Attendu qu’il résulte des éléments qui précédent que la banque ne pouvait avoir connaissance lors de l’octroi et du maintien des crédits considérés que la situation de la S.A. FRAHUIL était irrémédiablement compromise ou à tout le moins, gravement obérée ;
que par suite, aucune faute susceptible de caractériser un soutien abusif ne pouvant être retenue à l’encontre de la banque intimée, Monsieur [B] [P] ès qualités doit être débouté de son action.
– Sur les dépens.
Attendu que Monsieur [B] [P] qui succombe à titre principal doit être condamné aux dépens de première instance et d’appel.

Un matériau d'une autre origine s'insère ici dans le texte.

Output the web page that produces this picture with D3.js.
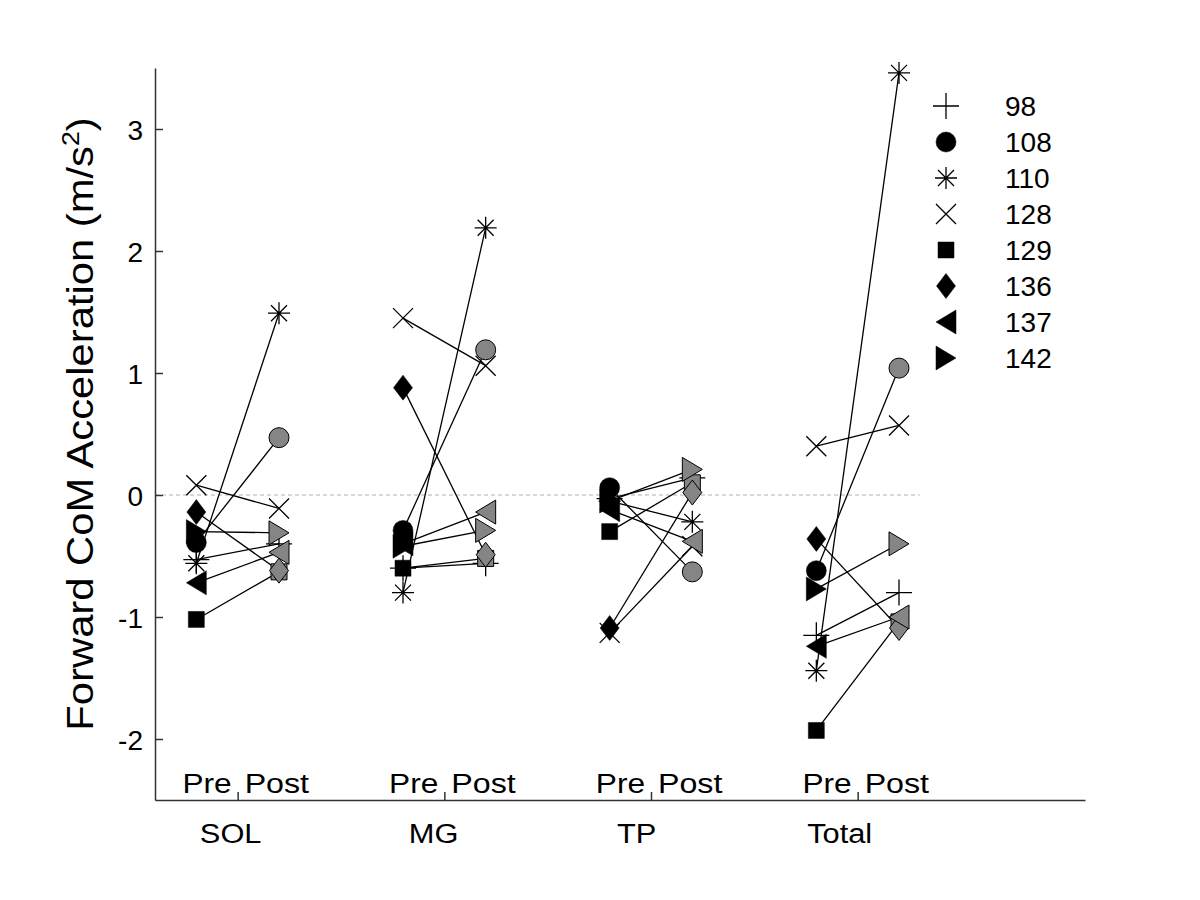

– Sur la demande présentée sur le fondement de l’article 700 du Code de procédure civile.
Attendu que pour n’en point supporter la charge inéquitable, la banque recevra de Monsieur [B] [P] ès qualités, en compensation des frais exposés tant en première instance qu’en cause d’appel et non compris dans les dépens, la somme de 3.000 euros sur le fondement de l’article 700 du Code de procédure civile.
PAR CES MOTIFS
LA COUR ;
STATUANT publiquement, contradictoirement ;
INFIRME en toutes ses dispositions la décision déférée.
ET STATUANT à nouveau,
DIT la loi française applicable au litige.
DIT recevable l’action de Monsieur [B] [P] ès qualités.
DÉBOUTE Monsieur [B] [P] ès qualités de ses demandes.
CONDAMNE Monsieur [B] [P] ès qualités aux dépens de première instance et d’appel et au paiement d’une somme de 3.000 euros en application de l’article 700 du Code de procédure civile au titre des frais non compris dans les dépens exposés tant en première instance qu’en appel.
DIT qu’il sera fait application au profit de la SCP d’avoués DE SAINT FERREOL-TOUBOUL des dispositions de l’article 699 du Code de procédure civile.